Required task
Count how many lines of the material contain the string "React", then give that number and nothing more.

Data section
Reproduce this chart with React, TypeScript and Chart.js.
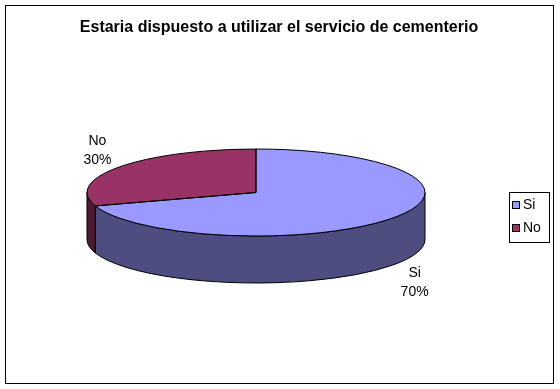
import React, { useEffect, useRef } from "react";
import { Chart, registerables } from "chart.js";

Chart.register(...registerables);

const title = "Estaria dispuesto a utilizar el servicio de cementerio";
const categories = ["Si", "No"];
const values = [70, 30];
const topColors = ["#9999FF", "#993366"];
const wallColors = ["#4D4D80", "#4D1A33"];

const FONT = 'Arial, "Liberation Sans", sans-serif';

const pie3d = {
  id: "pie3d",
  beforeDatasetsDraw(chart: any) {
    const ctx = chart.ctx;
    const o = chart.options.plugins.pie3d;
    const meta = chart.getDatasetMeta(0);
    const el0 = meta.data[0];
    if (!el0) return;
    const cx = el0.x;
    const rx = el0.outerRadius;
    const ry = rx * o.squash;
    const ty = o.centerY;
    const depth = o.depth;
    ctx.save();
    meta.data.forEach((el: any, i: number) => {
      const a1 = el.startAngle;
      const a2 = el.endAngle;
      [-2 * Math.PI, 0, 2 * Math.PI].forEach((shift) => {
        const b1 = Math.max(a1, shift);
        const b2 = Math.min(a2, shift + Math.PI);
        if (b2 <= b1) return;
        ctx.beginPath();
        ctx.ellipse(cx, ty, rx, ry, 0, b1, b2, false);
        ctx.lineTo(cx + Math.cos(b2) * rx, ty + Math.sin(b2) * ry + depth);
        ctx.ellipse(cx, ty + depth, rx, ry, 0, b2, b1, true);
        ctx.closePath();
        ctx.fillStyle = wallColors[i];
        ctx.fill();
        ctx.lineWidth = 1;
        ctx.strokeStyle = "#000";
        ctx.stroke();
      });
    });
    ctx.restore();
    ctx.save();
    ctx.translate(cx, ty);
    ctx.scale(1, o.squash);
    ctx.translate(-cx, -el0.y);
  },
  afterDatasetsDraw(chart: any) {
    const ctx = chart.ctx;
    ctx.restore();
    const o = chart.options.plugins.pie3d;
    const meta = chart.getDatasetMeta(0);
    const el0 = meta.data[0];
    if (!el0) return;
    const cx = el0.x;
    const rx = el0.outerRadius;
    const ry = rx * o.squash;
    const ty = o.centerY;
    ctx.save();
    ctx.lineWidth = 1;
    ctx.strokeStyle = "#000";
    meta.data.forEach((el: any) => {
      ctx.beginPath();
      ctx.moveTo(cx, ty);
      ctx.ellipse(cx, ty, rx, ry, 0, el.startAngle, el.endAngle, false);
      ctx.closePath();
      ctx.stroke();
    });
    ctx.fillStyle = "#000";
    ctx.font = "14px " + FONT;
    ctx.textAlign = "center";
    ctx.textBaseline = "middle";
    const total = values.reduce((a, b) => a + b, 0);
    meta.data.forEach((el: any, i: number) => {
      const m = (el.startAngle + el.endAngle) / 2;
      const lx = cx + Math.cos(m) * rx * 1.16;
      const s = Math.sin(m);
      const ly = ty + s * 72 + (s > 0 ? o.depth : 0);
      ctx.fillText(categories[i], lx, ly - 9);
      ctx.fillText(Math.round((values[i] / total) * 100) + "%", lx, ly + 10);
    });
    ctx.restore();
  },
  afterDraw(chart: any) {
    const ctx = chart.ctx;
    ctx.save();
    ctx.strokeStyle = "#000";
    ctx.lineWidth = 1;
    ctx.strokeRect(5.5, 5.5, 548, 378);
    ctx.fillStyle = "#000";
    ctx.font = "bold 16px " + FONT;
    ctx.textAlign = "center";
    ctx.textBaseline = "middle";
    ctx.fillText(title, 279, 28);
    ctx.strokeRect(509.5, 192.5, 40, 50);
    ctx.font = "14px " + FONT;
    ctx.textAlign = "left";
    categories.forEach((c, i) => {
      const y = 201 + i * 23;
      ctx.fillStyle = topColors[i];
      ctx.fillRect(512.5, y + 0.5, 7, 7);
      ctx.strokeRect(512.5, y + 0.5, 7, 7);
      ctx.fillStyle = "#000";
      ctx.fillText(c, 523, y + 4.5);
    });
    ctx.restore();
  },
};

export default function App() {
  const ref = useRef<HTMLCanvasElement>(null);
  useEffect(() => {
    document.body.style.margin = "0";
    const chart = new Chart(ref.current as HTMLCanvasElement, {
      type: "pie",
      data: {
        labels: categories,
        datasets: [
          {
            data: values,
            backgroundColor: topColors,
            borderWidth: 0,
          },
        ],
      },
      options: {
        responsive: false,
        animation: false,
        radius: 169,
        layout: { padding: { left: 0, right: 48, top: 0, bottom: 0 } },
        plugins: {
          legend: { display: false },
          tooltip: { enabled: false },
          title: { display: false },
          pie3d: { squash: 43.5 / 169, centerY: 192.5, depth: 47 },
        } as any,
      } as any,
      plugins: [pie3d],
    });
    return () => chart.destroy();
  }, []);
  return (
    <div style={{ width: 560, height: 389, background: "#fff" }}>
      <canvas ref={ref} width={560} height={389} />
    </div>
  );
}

Answer for the task
2